(Figure scripts)
▬▬▬▬▬▬

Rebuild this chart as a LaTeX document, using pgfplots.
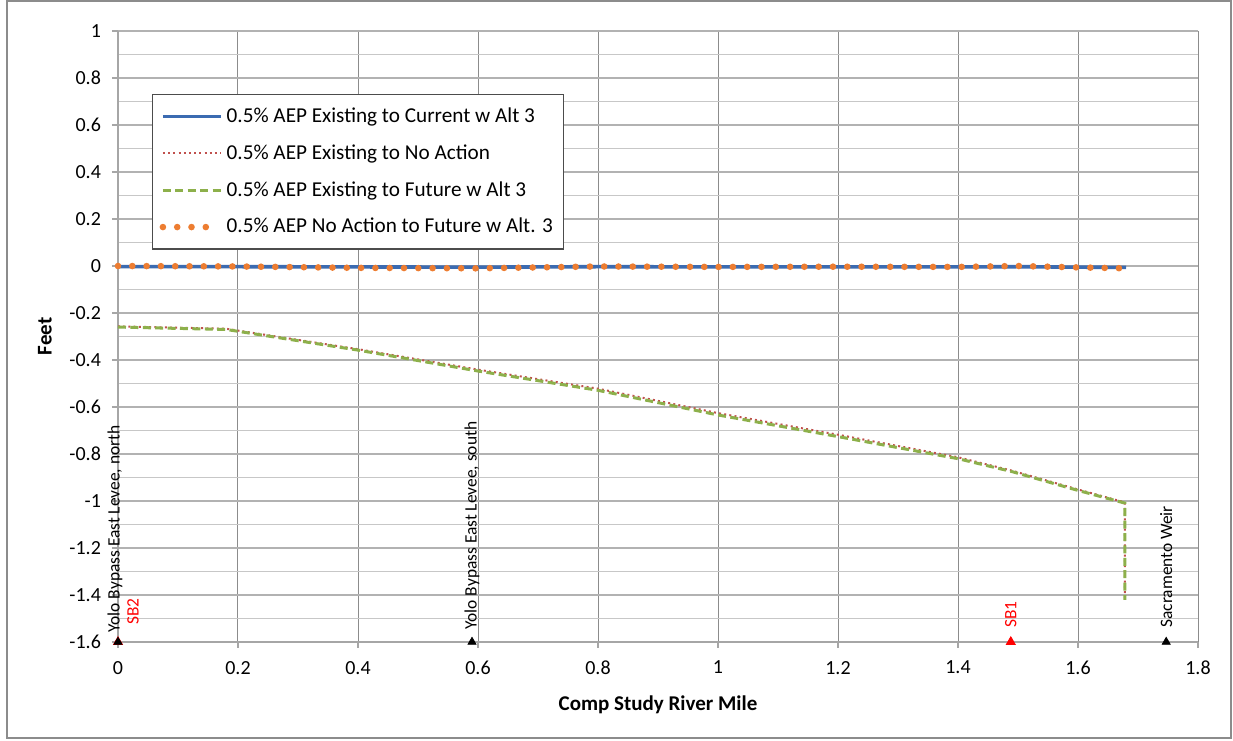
\documentclass[border=0pt]{standalone}
\usepackage{fontspec}
\setmainfont{Carlito}
\usepackage{pgfplots}
\pgfplotsset{compat=1.18}
\definecolor{cblue}{HTML}{3B6BB1}
\definecolor{cred}{HTML}{C0504D}
\definecolor{cgreen}{HTML}{8DB04B}
\definecolor{corange}{HTML}{ED7D31}
\pgfplotsset{
  longlegend/.style={legend image code/.code={\draw[##1] (0pt,0pt) -- (29pt,0pt);}},
  shortlegend/.style={legend image code/.code={\draw[##1] (0pt,0pt) -- (24pt,0pt);}},
}
\begin{document}
\begin{tikzpicture}
\begin{axis}[name=ax,
  scale only axis, width=540pt, height=305.5pt,
  xmin=0, xmax=1.8, ymin=-1.6, ymax=1,
  xtick={0,0.2,0.4,0.6,0.8,1,1.2,1.4,1.6,1.8},
  ytick={-1.6,-1.4,-1.2,-1,-0.8,-0.6,-0.4,-0.2,0,0.2,0.4,0.6,0.8,1},
  minor ytick={-1.5,-1.3,-1.1,-0.9,-0.7,-0.5,-0.3,-0.1,0.1,0.3,0.5,0.7,0.9},
  grid=both,
  x grid style={draw=black!45, line width=0.5pt},
  major y grid style={draw=black!30, line width=0.6pt},
  minor y grid style={draw=black!22, line width=0.5pt},
  axis line style={draw=black!35, line width=0.6pt},
  axis x line*=bottom, axis y line*=left,
  tick align=outside,
  major tick length=3pt, minor tick length=0pt,
  tick style={draw=black!35, line width=0.6pt},
  /pgf/number format/assume math mode=true,
  ticklabel style={font=\fontsize{10}{12}\selectfont},
  xticklabel style={yshift=-3pt},
  yticklabel style={xshift=-2pt},
  xlabel={\textbf{Comp Study River Mile}},
  ylabel={\textbf{Feet}},
  label style={font=\fontsize{10.5}{12}\selectfont},
  xlabel style={at={(rel axis cs:0.5,0)}, anchor=center, yshift=-31.5pt},
  ylabel style={at={(rel axis cs:0,0.5)}, anchor=center, yshift=36.5pt},
  clip=false,
  legend cell align=left,
  legend style={at={(rel axis cs:0.0315,0.897)}, anchor=north west,
    draw=black!70, line width=0.6pt, fill=white,
    font=\fontsize{10.6}{12}\selectfont,
    row sep=5.6pt, inner xsep=3.5pt, inner ysep=4.5pt,
    /tikz/every odd column/.append style={column sep=0pt}},
  longlegend,
]
\addplot[cblue, line width=1.8pt] coordinates {
(0,-0.003)(0.2,-0.003)(0.4,-0.004)(0.6,-0.005)(0.8,-0.003)(1.0,-0.004)
(1.2,-0.004)(1.4,-0.004)(1.5,-0.003)(1.6,-0.005)(1.68,-0.006)};
\addlegendentry{0.5\% AEP Existing to Current w Alt 3}

\addplot[cred, line width=1pt, dash pattern=on 1pt off 1.6pt] coordinates {
(0,-0.257)(0.18,-0.267)(0.4,-0.354)(0.6,-0.441)(0.8,-0.522)(1.0,-0.626)
(1.2,-0.718)(1.4,-0.814)(1.49,-0.871)(1.6,-0.951)(1.678,-1.006)(1.678,-1.418)};
\addlegendentry{0.5\% AEP Existing to No Action}

\addplot[cgreen, line width=1.5pt, dash pattern=on 4pt off 2.2pt] coordinates {
(0,-0.26)(0.18,-0.27)(0.4,-0.358)(0.6,-0.447)(0.8,-0.529)(1.0,-0.634)
(1.2,-0.726)(1.4,-0.82)(1.49,-0.875)(1.6,-0.955)(1.678,-1.009)(1.678,-1.421)};
\addlegendentry{0.5\% AEP Existing to Future w Alt 3}

\addplot[corange, line width=3.3pt, line cap=round, dash pattern=on 0pt off 7.15pt, shortlegend] coordinates {
(0,0)(0.2,-0.002)(0.4,-0.008)(0.6,-0.01)(0.8,-0.002)(1.0,-0.004)
(1.2,-0.003)(1.4,-0.004)(1.5,0)(1.6,-0.006)(1.68,-0.01)};
\addlegendentry{0.5\% AEP No Action to Future w Alt. 3}

\addplot[only marks, mark=triangle*, mark size=2.6pt, red, forget plot] coordinates {(0,-1.6)(1.488,-1.6)};
\addplot[only marks, mark=triangle*, mark size=2.3pt, black, forget plot] coordinates {(0,-1.6)(0.59,-1.6)(1.747,-1.6)};

\node[rotate=90, anchor=west, inner sep=0pt, font=\fontsize{8.7}{10}\selectfont] at ([xshift=-1.5pt,yshift=4.5pt]axis cs:0,-1.6) {Yolo Bypass East Levee, north};
\node[rotate=90, anchor=west, inner sep=0pt, text=red, font=\fontsize{8.7}{10}\selectfont] at ([xshift=7.5pt,yshift=8.5pt]axis cs:0,-1.6) {SB2};
\node[rotate=90, anchor=west, inner sep=0pt, font=\fontsize{8.7}{10}\selectfont] at ([yshift=6pt]axis cs:0.59,-1.6) {Yolo Bypass East Levee, south};
\node[rotate=90, anchor=west, inner sep=0pt, text=red, font=\fontsize{8.7}{10}\selectfont] at ([yshift=7pt]axis cs:1.488,-1.6) {SB1};
\node[rotate=90, anchor=west, inner sep=0pt, font=\fontsize{8.7}{10}\selectfont] at ([yshift=7pt]axis cs:1.747,-1.6) {Sacramento Weir};
\end{axis}
\draw[black!45, line width=1pt] ([shift={(-55.5pt,-48pt)}]ax.south west) rectangle ([shift={(16.5pt,15pt)}]ax.north east);
\useasboundingbox ([shift={(-59pt,-49.5pt)}]ax.south west) rectangle ([shift={(17.5pt,15.5pt)}]ax.north east);
\end{tikzpicture}
\end{document}
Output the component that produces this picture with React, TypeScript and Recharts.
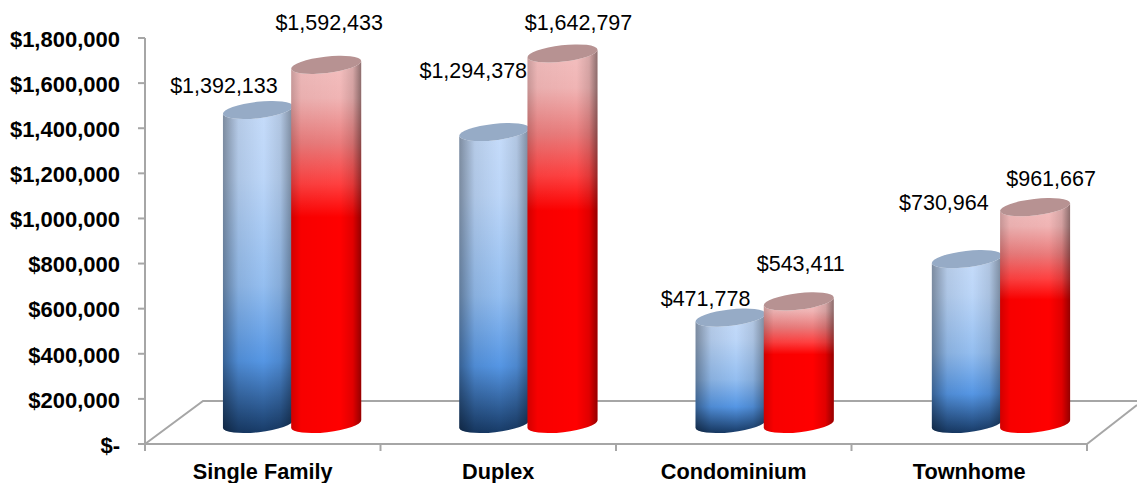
import { BarChart, Bar, XAxis, YAxis, LabelList } from "recharts";

const categories = ["Single Family", "Duplex", "Condominium", "Townhome"];
const blueValues = [1392133, 1294378, 471778, 730964];
const redValues = [1592433, 1642797, 543411, 961667];
const yTicks = [0, 200000, 400000, 600000, 800000, 1000000, 1200000, 1400000, 1600000, 1800000];

// data labels were dragged by hand in the original, so each has its own nudge
const blueLabelOffsets = [[-34, -25], [-21, -62], [-25, -19], [-23, -57]];
const redLabelOffsets = [[3, -42], [16, -31], [2, -38], [16, -29]];

const chartData = categories.map((name, i) => ({
  name,
  blue: blueValues[i],
  red: redValues[i],
}));

const WIDTH = 1137;
const HEIGHT = 483;
const X_AXIS_HEIGHT = 39;
const MARGIN = { top: 38, right: 50, bottom: 0, left: 0 };
const PLOT_LEFT = 145;
const PLOT_RIGHT = WIDTH - MARGIN.right;
const PLOT_BOTTOM = HEIGHT - X_AXIS_HEIGHT;

// fake 3d: bars stand forward on the floor, right of the band centre and
// spread a touch wider than the axis bands
const SPREAD = 1.0034;
const SHIFT_X = 28.3;
const BASE_LIFT = 20;
const TILT = 4;
const CAP_RY = 8.2;

const AXIS_COLOR = "#a6a6a6";
const FONT = "'Liberation Sans', Arial, sans-serif";

function formatMoney(v: number) {
  return v === 0 ? "$-" : "$" + v.toLocaleString("en-US");
}

function Cylinder(props: any) {
  const { x, y, width, height, tone } = props;
  const rx = Math.hypot(width / 2, TILT);
  const angle = (Math.atan2(-TILT, width / 2) * 180) / Math.PI;
  const left = x * SPREAD + SHIFT_X;
  const right = left + width;
  const base = y + height - BASE_LIFT;
  const top = y - BASE_LIFT;
  const body = `M${left} ${top + TILT} L${left} ${base + TILT} A${rx} ${CAP_RY} ${angle} 0 0 ${right} ${base - TILT} L${right} ${top - TILT} A${rx} ${CAP_RY} ${angle} 0 1 ${left} ${top + TILT} Z`;
  const cx = left + width / 2;
  return (
    <g>
      <path d={body} fill={`url(#${tone}Body)`} />
      <path d={body} fill={`url(#${tone}Edge)`} />
      <ellipse
        cx={cx}
        cy={top}
        rx={rx}
        ry={CAP_RY}
        transform={`rotate(${angle} ${cx} ${top})`}
        fill={tone === "blue" ? "#96abc6" : "#b79292"}
      />
    </g>
  );
}

function ValueLabel(props: any, offsets: number[][]) {
  const { x, y, width, value, index } = props;
  const [dx, dy] = offsets[index];
  return (
    <text
      x={x * SPREAD + SHIFT_X + width / 2 + dx}
      y={y - BASE_LIFT + dy}
      dy="0.35em"
      textAnchor="middle"
      fontFamily={FONT}
      fontSize={21.5}
      fill="#000"
    >
      {formatMoney(value)}
    </text>
  );
}

function Floor() {
  const back = 401;
  const depthX = 58;
  const band = (PLOT_RIGHT - PLOT_LEFT) / categories.length;
  const marks = [0, 1, 2, 3, 4].map((i) => PLOT_LEFT + band * i);
  return (
    <g stroke={AXIS_COLOR} strokeWidth={2} fill="none">
      <path d={`M${PLOT_LEFT} ${PLOT_BOTTOM} L${PLOT_LEFT + depthX} ${back} L${WIDTH} ${back}`} />
      <path d={`M${PLOT_RIGHT} ${PLOT_BOTTOM} L${WIDTH} ${back + 4}`} />
      {marks.map((m) => (
        <line key={m} x1={m} x2={m} y1={PLOT_BOTTOM} y2={PLOT_BOTTOM + 7} />
      ))}
    </g>
  );
}

export default function App() {
  return (
    <div style={{ position: "absolute", left: 0, top: 0, width: WIDTH, height: HEIGHT }}>
      <BarChart
        width={WIDTH}
        height={HEIGHT}
        data={chartData}
        margin={MARGIN}
        barSize={70}
        barGap={-2}
      >
        <defs>
          <linearGradient id="blueBody" x1="0" y1="0" x2="0" y2="1">
            <stop offset="0%" stopColor="#c6dcfa" />
            <stop offset="22%" stopColor="#bcd6f8" />
            <stop offset="55%" stopColor="#94bef0" />
            <stop offset="78%" stopColor="#5596e4" />
            <stop offset="100%" stopColor="#173a66" />
          </linearGradient>
          <linearGradient id="redBody" x1="0" y1="0" x2="0" y2="1">
            <stop offset="0%" stopColor="#f3c0c0" />
            <stop offset="10%" stopColor="#f0b4b4" />
            <stop offset="22%" stopColor="#ea7c7c" />
            <stop offset="33%" stopColor="#ff4040" />
            <stop offset="42%" stopColor="#ff0000" />
            <stop offset="100%" stopColor="#ff0000" />
          </linearGradient>
          <linearGradient id="blueEdge" x1="0" y1="0" x2="1" y2="0">
            <stop offset="0%" stopColor="#000" stopOpacity={0.36} />
            <stop offset="22%" stopColor="#000" stopOpacity={0.08} />
            <stop offset="58%" stopColor="#000" stopOpacity={0} />
            <stop offset="82%" stopColor="#000" stopOpacity={0.1} />
            <stop offset="100%" stopColor="#000" stopOpacity={0.38} />
          </linearGradient>
          <linearGradient id="redEdge" x1="0" y1="0" x2="1" y2="0">
            <stop offset="0%" stopColor="#000" stopOpacity={0.18} />
            <stop offset="14%" stopColor="#000" stopOpacity={0.03} />
            <stop offset="70%" stopColor="#000" stopOpacity={0} />
            <stop offset="88%" stopColor="#000" stopOpacity={0.12} />
            <stop offset="100%" stopColor="#000" stopOpacity={0.42} />
          </linearGradient>
        </defs>
        <Floor />
        <XAxis
          dataKey="name"
          height={X_AXIS_HEIGHT}
          axisLine={{ stroke: AXIS_COLOR, strokeWidth: 2 }}
          tickLine={false}
          interval={0}
          tickMargin={14}
          tick={{ fontFamily: FONT, fontSize: 21.7, fontWeight: 700, fill: "#000" }}
        />
        <YAxis
          width={PLOT_LEFT}
          domain={[0, 1800000]}
          ticks={yTicks}
          tickFormatter={formatMoney}
          axisLine={{ stroke: AXIS_COLOR, strokeWidth: 2 }}
          tickLine={{ stroke: AXIS_COLOR, strokeWidth: 2 }}
          tickSize={7}
          tickMargin={18}
          interval={0}
          tick={{ fontFamily: FONT, fontSize: 22, fontWeight: 700, fill: "#000", dy: 1 }}
        />
        <Bar
          dataKey="blue"
          isAnimationActive={false}
          shape={(p: any) => <Cylinder {...p} tone="blue" />}
        >
          <LabelList dataKey="blue" content={(p: any) => ValueLabel(p, blueLabelOffsets)} />
        </Bar>
        <Bar
          dataKey="red"
          isAnimationActive={false}
          shape={(p: any) => <Cylinder {...p} tone="red" />}
        >
          <LabelList dataKey="red" content={(p: any) => ValueLabel(p, redLabelOffsets)} />
        </Bar>
      </BarChart>
    </div>
  );
}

▬▬▬▬▬▬

**Requirements:** Take the lines above starting at the one containing "Output the component" and ending at the one containing "XAxis, YAxis, LabelList", and print them again exactly, without pictures.

**Answer to the task:**
Output the component that produces this picture with React, TypeScript and Recharts.
import { BarChart, Bar, XAxis, YAxis, LabelList } from "recharts";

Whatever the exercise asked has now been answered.